● STATED PROBLEM: Review the material and extract every line in which the word "this" occurs.

● Dataset rows:

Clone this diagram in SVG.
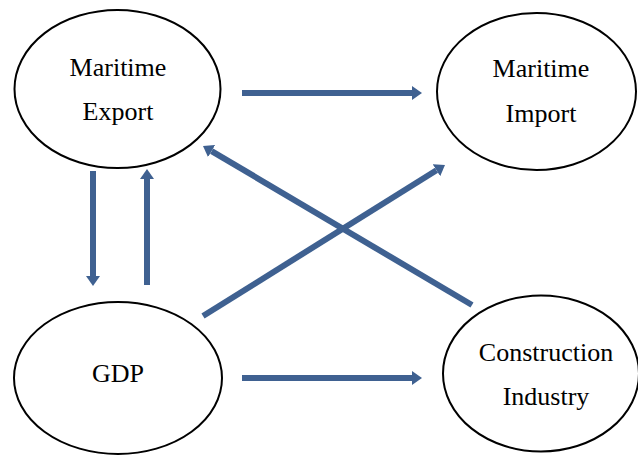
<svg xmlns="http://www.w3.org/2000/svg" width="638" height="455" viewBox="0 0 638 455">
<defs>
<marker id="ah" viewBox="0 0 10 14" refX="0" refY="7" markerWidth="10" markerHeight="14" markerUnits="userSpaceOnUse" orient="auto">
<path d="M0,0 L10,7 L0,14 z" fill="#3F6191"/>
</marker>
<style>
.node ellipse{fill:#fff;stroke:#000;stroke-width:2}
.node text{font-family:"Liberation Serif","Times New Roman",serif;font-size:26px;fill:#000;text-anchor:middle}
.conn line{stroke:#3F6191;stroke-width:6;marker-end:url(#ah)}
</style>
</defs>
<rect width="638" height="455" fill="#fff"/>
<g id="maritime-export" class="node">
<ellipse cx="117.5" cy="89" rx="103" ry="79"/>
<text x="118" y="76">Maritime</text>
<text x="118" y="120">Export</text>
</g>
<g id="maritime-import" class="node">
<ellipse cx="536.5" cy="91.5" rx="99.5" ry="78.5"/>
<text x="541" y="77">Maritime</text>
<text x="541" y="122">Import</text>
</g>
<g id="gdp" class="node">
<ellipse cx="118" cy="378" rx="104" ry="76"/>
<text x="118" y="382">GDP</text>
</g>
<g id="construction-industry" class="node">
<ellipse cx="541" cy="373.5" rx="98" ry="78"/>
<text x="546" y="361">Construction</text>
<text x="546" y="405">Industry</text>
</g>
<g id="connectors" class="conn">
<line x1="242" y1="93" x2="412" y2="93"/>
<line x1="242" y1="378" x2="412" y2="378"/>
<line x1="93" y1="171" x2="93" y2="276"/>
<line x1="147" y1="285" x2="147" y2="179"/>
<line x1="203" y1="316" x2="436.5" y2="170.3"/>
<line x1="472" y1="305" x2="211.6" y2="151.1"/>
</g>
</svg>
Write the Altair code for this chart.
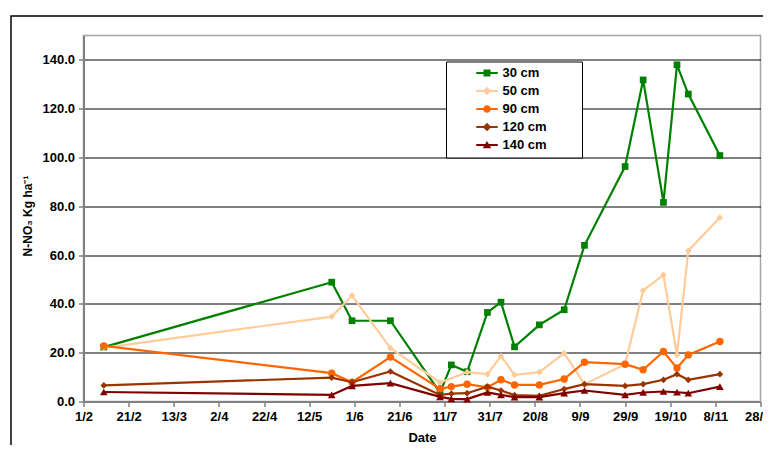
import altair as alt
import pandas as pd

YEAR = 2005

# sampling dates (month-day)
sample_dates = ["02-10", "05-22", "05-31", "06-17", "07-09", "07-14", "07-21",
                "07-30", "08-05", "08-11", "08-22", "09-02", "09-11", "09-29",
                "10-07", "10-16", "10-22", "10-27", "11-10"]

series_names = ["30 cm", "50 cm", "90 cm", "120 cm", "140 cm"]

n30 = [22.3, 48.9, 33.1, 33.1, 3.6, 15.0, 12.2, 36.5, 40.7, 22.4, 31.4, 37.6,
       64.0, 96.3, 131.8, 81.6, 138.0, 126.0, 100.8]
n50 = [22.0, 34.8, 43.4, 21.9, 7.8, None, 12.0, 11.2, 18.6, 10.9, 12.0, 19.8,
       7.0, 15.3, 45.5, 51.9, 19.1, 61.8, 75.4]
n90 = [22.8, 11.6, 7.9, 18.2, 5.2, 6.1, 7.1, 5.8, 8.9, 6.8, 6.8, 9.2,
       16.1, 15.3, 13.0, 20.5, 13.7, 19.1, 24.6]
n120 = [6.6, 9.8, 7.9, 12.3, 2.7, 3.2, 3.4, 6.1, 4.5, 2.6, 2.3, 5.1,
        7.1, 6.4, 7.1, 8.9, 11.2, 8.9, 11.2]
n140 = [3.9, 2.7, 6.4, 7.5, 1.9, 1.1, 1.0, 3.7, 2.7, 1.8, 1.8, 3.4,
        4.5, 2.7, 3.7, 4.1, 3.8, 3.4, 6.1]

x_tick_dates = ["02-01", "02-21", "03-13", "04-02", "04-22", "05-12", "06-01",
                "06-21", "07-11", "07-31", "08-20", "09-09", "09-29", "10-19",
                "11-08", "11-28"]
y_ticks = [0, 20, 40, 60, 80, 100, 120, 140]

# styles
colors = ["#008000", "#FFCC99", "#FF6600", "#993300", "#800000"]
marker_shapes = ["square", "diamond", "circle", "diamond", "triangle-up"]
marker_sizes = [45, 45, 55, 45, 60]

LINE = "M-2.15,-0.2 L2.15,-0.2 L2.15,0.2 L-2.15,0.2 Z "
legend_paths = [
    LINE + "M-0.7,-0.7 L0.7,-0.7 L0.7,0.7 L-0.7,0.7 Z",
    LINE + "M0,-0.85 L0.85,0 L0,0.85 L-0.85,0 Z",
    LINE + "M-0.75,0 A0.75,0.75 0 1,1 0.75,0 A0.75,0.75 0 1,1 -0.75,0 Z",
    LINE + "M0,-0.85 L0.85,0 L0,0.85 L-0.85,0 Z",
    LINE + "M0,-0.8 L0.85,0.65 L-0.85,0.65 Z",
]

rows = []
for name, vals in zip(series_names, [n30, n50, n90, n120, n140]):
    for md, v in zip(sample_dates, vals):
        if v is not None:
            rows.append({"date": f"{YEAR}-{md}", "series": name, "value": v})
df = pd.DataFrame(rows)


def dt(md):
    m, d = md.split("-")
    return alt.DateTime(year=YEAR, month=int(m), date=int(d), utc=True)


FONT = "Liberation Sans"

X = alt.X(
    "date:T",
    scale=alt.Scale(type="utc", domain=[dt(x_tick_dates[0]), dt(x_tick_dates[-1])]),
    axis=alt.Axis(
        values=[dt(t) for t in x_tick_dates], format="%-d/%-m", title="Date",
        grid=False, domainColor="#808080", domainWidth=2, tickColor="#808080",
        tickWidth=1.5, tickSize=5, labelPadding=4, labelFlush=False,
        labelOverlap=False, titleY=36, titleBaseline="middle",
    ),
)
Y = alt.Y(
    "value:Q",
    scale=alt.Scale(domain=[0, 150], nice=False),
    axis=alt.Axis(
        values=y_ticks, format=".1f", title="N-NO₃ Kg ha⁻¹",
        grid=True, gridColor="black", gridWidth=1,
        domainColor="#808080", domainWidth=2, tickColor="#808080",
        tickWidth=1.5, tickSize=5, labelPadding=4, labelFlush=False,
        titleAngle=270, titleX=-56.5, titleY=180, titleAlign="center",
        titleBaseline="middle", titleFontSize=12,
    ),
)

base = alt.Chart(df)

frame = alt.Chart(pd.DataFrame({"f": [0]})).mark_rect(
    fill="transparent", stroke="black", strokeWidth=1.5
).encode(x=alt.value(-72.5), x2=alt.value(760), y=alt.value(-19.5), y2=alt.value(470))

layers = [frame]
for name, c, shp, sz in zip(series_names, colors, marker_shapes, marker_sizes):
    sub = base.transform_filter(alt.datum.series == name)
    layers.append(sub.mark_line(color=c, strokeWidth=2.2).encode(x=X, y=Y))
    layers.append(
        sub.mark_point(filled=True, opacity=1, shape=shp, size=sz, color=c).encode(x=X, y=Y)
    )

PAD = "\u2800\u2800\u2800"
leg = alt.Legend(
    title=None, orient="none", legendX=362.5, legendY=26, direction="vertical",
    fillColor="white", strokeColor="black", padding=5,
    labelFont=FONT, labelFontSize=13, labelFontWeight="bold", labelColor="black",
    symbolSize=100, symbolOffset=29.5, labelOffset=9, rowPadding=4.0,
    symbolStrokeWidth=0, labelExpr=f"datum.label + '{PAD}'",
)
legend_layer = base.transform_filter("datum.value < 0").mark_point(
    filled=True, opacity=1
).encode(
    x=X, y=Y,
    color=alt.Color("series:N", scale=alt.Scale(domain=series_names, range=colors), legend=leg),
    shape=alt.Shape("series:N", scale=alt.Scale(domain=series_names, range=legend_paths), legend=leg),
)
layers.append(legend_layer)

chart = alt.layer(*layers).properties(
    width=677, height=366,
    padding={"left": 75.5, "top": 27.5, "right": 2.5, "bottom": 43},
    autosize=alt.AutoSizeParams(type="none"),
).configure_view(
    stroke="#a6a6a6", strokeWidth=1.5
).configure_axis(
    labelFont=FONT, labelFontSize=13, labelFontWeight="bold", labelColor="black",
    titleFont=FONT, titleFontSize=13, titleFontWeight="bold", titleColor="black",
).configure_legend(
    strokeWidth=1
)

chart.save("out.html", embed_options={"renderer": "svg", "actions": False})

● EXPECTED OUTPUT:
Clone this diagram in SVG.
Write the Altair code for this chart.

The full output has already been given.